- O Globo / Folha de S. Paulo
Eles são apenas normais. Cuidam do expediente e evitam brigas públicas
Tereza Cristina e Luiz Henrique Mandetta são dois ministros de Jair Bolsonaro que abrem a quitanda às seis da manhã com berinjelas para vender e troco para as freguesas. Ela, desde os seus primeiros dias no Ministério da Agricultura. Ele, na Saúde, administrando o problema do coronavírus. Pode-se discordar de algumas de suas ideias, ou mesmo de todas, mas deve-se reconhecer que fazem seus serviços. Ambos pertencem à escola do centroavante Dario (o preferido do general Emílio Médici para a seleção de 1970). Numa época em que se falava muito em problemática, ele informou: “Eu dou a solucionática”.
A biografia e o comportamento de Tereza Cristina e Mandetta são uma aula de política e de administração.
Começando pela biografia. Ela vem da cepa oligárquica dos Corrêa da Costa. Desde a Regência, eles governaram Mato Grosso 11 vezes. Sabe-se lá quando a primeira Corrêa da Costa conseguiu um diploma universitário, mas Tereza Cristina formou-se em Engenharia Agronômica e tocou sua empresa. Mandetta vem de uma cepa neo-oligárquica, primo de senador, de deputado e do prefeito de Campo Grande. Um irmão meteu-se em negócios com o rei do jogo no estado. Ele formou-se em Medicina, é ortopedista, trabalhou em hospitais e dirigiu a Unimed de seu estado.
Os dois foram deputados. A atividade parlamentar obriga a ouvir e negociar. Um deputado pode saber que tem razão e que está sendo contraditado por um larápio ignorante, mas aprende a se comportar como se estivesse diante de Rui Barbosa. O Congresso educa, mesmo não se podendo dizer que o deputado Bolsonaro tenha aprendido muita coisa. Lá, o vencedor tonitruante é um bobo. (Eduardo Cunha ganhou todas, está em Curitiba.)

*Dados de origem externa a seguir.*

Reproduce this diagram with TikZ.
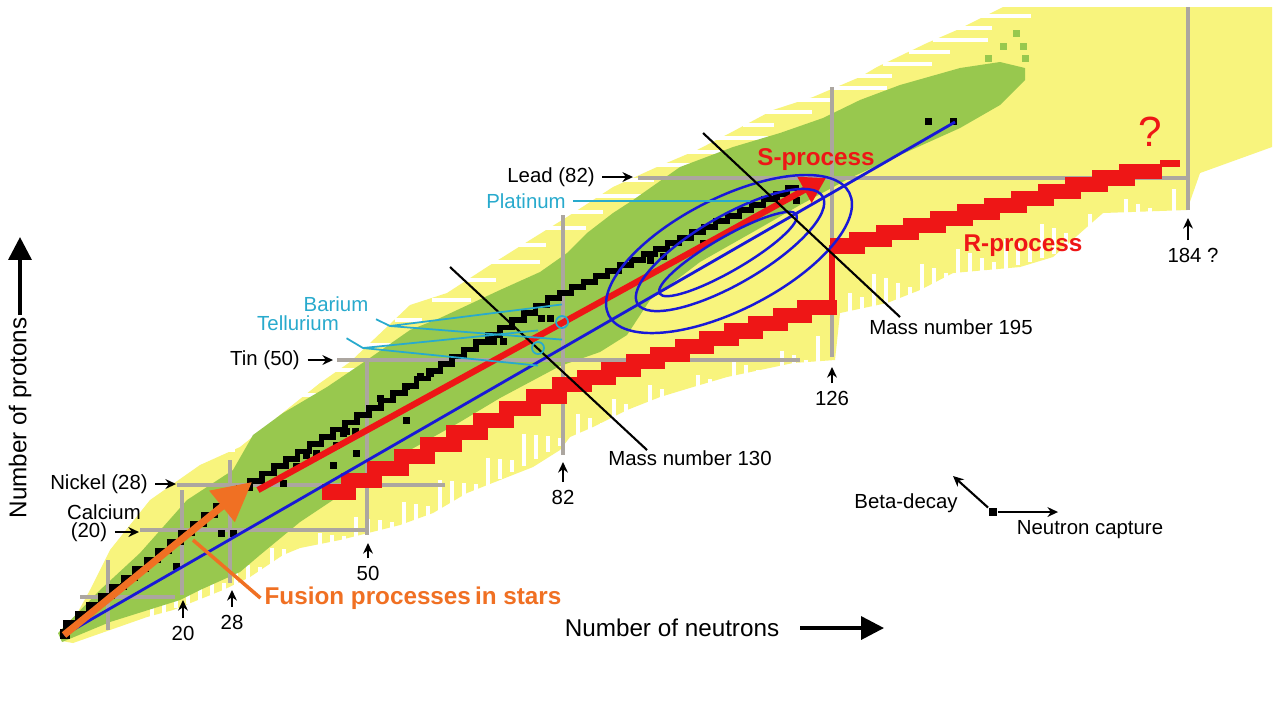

Esses dois ministros bem-sucedidos trabalharam em rotas diferentes. Ela, costurando por dentro, acalmou os ânimos com a China e reabriu o mercado americano para a carne brasileira. Carrega o piano sabendo que tem agrotrogloditas por perto e um ministro do Meio Ambiente que repete coisas que não deveria nem ouvir.
Diante do coronavírus, Bolsonaro entrou em campo dizendo que custaria muito caro repatriar os brasileiro que estavam na China. Fez isso depois de se reunir com quatro ministros. Mandetta (que não estava na reunião) coordenou com clareza as ações do seu ministério e valorizou os profissionais dos estados. Além disso, passou mais tempo diante das câmeras falando do coronavírus do que o general da reserva Augusto Heleno e o doutor Paulo Guedes em todas as suas vidas. Não criou atritos e satisfez quem o ouviu.
Tereza Cristina e Mandetta estão fora da linha de exibicionismo e evangelização que enferruja o governo. Com jeito de quem não queria nada, o ministro da Saúde disse que a construção relâmpago de um hospital na China foi um exagero e que lavar as mãos é proteção mais eficaz do que o uso de máscaras.
Ao estilo Guedes-Heleno, poderia ter dito o seguinte:
“O que os chineses fizeram foi uma palhaçada típica dos regimes comunistas (Heleno) e social-democratas (Guedes). Brasileiro tem que aprender a lavar as mãos (ambos).”
Isso para não se falar no que diria Abraham Weintraub: “Petistas estão indo aos hospitais simulando sintomas para provocar pânico na população”. Já o ministro Sergio Moro chegaria para a entrevista coletiva dirigindo uma ambulância.
Pode parecer que Tereza Cristina e Mandetta são excêntricos, mas excêntricos são os tempos em que se vive. Eles são apenas normais. Cuidam do expediente e evitam brigas públicas. Num governo que vive em loucas cavalgadas para nada, isso até espanta.